Just getting to the point I can keep my Cob going without relighting more than 3 times. Any suggestions on an affordable briar pipe to go to next?

currently I rotate between three cobs. Seems like prices are all over, looking for something mass produced that smokes well and won't break the bank.
Affordable all depends on what your budget is. If you want the least expensive briar, Dr. Grabow is about rock bottom. Prices go up from there.
 
Haven't smoked now in decades but have a tale to tell. At an unclaimed freight type operation we scored for cheap on many pounds of a boutique coffee blend that had those same cherry highlights in the aroma as Borkum Riff did long ago. We recently enjoyed the last of the coffee so now it's just a fond memory.
:)
 
Who here is also a pipe smoker? Not necessarily int he traditional sense....but enjoys a good pipe and tobacco after a day of shooting. .I would love to know what your are smoking (pipe) and what is your favorite blend....For me I smoke a few pipes, but my go to right now is a Missouri Meerschaum Dune Cobbit pipe, and I love County Squire Tombigbee......
got an old kaywoodie 5oo and an mearschaum pipe. just smoke prince albert. codger tobacco!!
 
So....are corncob pipes and meerschaums period correct for the 18th and 19th centuries?
Corn cob may have been used but we can’t document it till the war between the states. Meerschaum began to be used for pipes in the 1720s. It’s not known to have been imported to America till mid nineteenth century.
A British is officer may have had one in America, and an American ships captain may have bought one overseas. Its possible an American could have had one, however we are looking at cr 1900 for them to become popular
Spanish were making brier pipes by the eighteenth century. Contact with Spanish holdings was limited to most Europeans and Americans. Again it’s possible an American had a brier pipe in colonial and early federal days but rare
Clay pipes were the rage. They came over in barrels from the UK, Netherlands and German states.
They were cheap
Washington regularly purchased a gross at a time
German porcelain pipes were being imported by Gold Rush days, but had limited use except in areas of high German population, they are great smokers but an ‘all day’ smoke
 
Semi-regularly smoke cobs from Missouri Meerschaum. Their factory is not too far from where I live. They offer a grab bag of random factory seconds at a discounted price which I generally buy. They smoke just fine and only have a few cosmetic flaws. I have a beautiful Nording and some other briars but seldom use them.

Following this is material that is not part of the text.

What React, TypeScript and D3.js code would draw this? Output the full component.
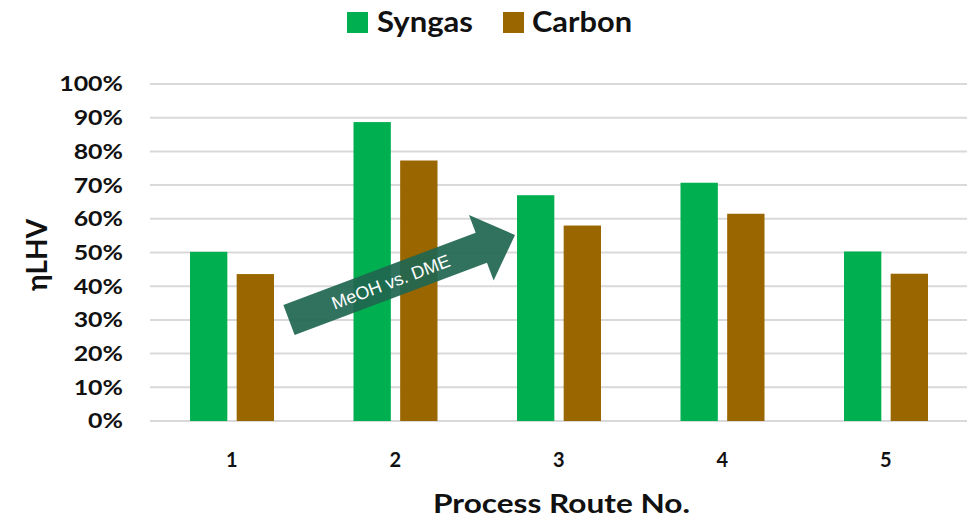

Just finished a bowl of Peterson 965 and rotate through this, Capstan, Early Morning Pipe and Old Dublin, anything English really. Not averse to Captain Black and Carter Hall though at all.
 
Just getting to the point I can keep my Cob going without relighting more than 3 times. Any suggestions on an affordable briar pipe to go to next?

currently I rotate between three cobs. Seems like prices are all over, looking for something mass produced that smokes well and won't break the bank.
I like Vikings. Don't recall the price other than they are usually mid-range. I have a bent Dublin, I think. Works well but is prone to wet pipe if I smoke it too fast.
 
I used the pipe to get disconnected from a 37 year Copenhagen addiction. On deployments we lived on caffeine and nicotine! I have an old Peterson pipe and a few Missouri cobs. My favorite tobacco is a tie between Durbar and Samuel Gawith 1792 flake, both almost impossible to get now. I actually preferred to chew hickory twist more than anything, but company closed. Basically anything I truly enjoy will disappear or be outlawed so I quit all of it in protest. Probably better for my health anyways, but I do have a stash tucked away for emergency use.
 
I smoke pretty much every weekend. I also smoke cigars. I have several historical correct clay pipes I used during my reenacting days. A nice small one for F&I and Rev war. And one with a reed stem for Civil war. There's just something about after a hard day, laying around the fire puffing away on some of your favorite tobacco, contemplating the days activities! As far as blend, I'm very partial to Squadron Leader by Samuel Gawith.
 
Corn cob may have been used but we can’t document it till the war between the states.

This is one of the great examples of the tech and materials being right there in front of folks for decades if not more than a century, but either nobody put the stuff together long enough for the idea to spread, or they simply didn't think to do that. They had reeds to make pipe stems, and used them later not only on corncobs but also on clay bowls, and they had the corn cobs too.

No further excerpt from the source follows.